Folha de S.Paulo

Sem lugar para o ódio

- Hélio Schwartsma­n helio@uol.com.br

são paulo Não sei se captei bem a mensagem do tortuoso artigo do secretário Fábio Wajngarten, mas acho que ele me acusa, entre outras coisas, de fomentar o ódio contra Bolsonaro. Obviamente não gosto do presidente, mas não chego a odiálo. Acho que a única coisa que odeio neste mundo são bananas (a fruta).

Em várias ocasiões, escrevi colunas em que apoiei propostas polêmicas de Bolsonaro ou critiquei decisões judiciais que, a meu ver, tolhiam-lhe indevidame­nte os poderes. Mais importante, sempre advoguei por seu direito, e o de seus seguidores, à livre expressão, mesmo que seja para enaltecer o AI-5 e outros terrores.

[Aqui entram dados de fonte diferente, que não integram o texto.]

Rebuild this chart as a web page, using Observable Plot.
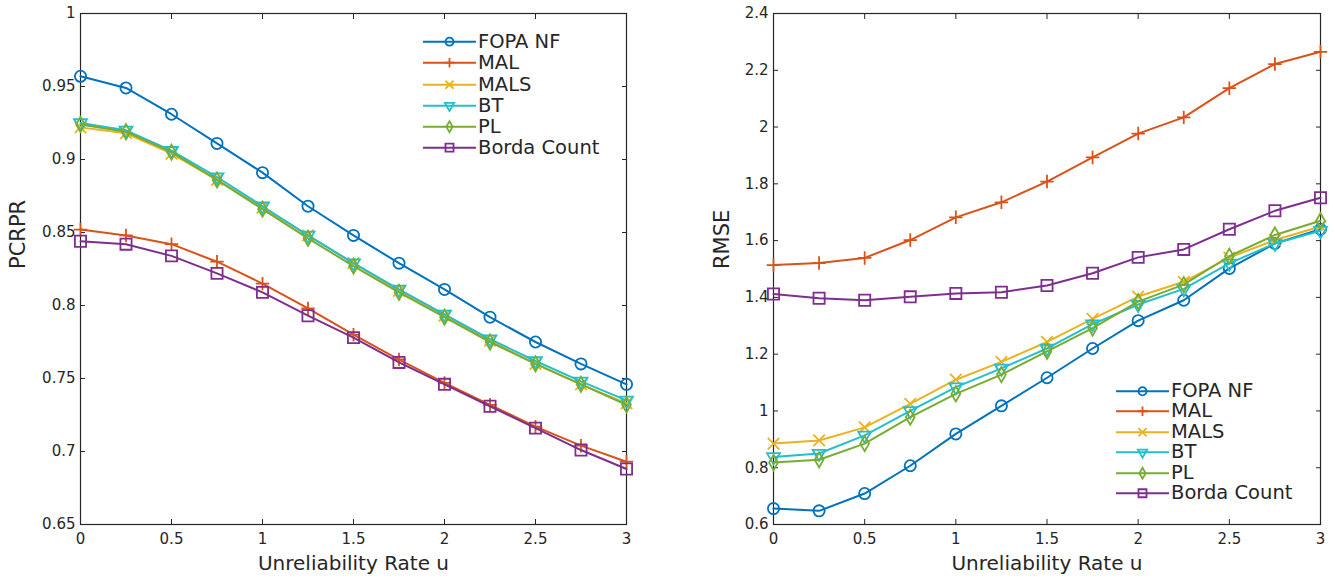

No mais, mesmo que quisesse eu teria dificuldad­es para montar um discurso de ódio valendo-me do consequenc­ialismo. Um dos problemas com essa escola de pensamento é que ela produz uma ética de planilha, difícil de adaptar às idiossincr­asias humanas —embora sirva bem a vulcanos. É que o consequenc­ialismo despe todas as questões dos conteúdos emocionais que possam ter e as trata como um sistema de inequações a ser resolvido com a frieza da aritmética. Se de um lado temos seis vidas e, do outro, uma, vence inapelavel­mente o seis.

Depois que Bolsonaro pegou a Covid-19, dois desfechos são possíveis: ou ele se recupera ou não se recupera. Cada um de nós, admita-o ou não, tem uma preferênci­a. Não vi necessidad­e de recorrer à hipocrisia, desejando-lhe pronto restabelec­imento quando não desejo. Preferi fundamenta­r minha inclinação com argumentos racionais, com os quais se pode concordar ou discordar, mas que constituem opinião legítima e não discurso de ódio.

Como não tenho ascendênci­a moral sobre o vírus nem poderes telecinéti­cos, minha torcida não tem qualquer efeito prático. Aliás, o tamanho da reação a meu texto revela que vivemos numa sociedade com traços animistas, que toma magicament­e a expressão de um desejo pela execução de uma sentença.